The formula is far too simple to be based on anything real.


No, but the formula would have been worked so that the resulting
stopping distances are approximately correct for "something real".


Perhaps you should offer some evidence for this contention.

Put it this way - I didn't bother to memorise the distances for my
driving test. I memorised the formula, and as I say, it links mph to
feet. The only way in which it would have any resemblance to reality is
if there were some universal driving constant whose value happens to lie
in the region of 1/5280, being the conversion factor from miles to feet.


So did this formula get plucked from thin air for a totally random result?

Why 75m from 70mph?
Why not 200m or 20m?

It no doubt gives and always gave a safety margin. But until every
relevant vehicle has ABS


Which doesn't actually make the slightest difference to stopping
distances, since it does absolutely nothing at all unless the driver
cocks up in a way that would have failed them their driving test.
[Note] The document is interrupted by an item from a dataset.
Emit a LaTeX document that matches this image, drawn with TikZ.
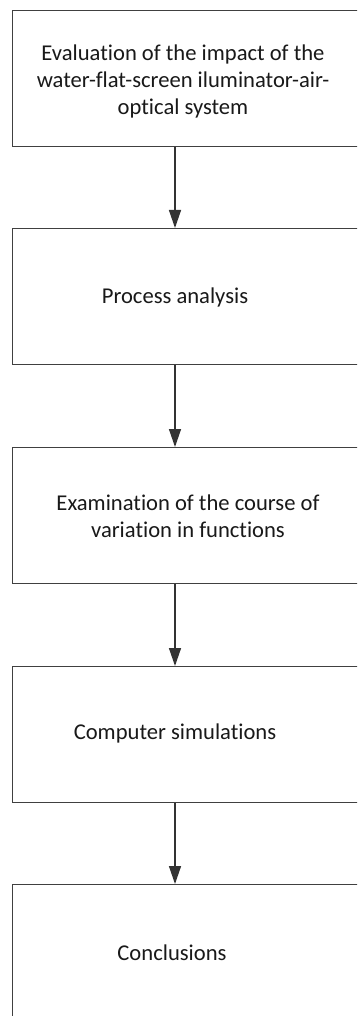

Never having had a car so fitted, I wouldn't know. The only evidence I
have to go by is that the continuous rubber smears on the road tend to
be longer than that dashed ones, from which I infer that ABS reduces
stopping distances.


Did you miss the "unless"?

Personally, I drive according to the two second rule. That's much more
straightforward. I observe that many of my fellow road users think they
are considerably better drivers and can get away with a 0.5 second rule.


I don't think anybody's said anything to contradict that.

But if these figures purport to be a typical "stopping distance", do you
not think it might actually be useful if they were?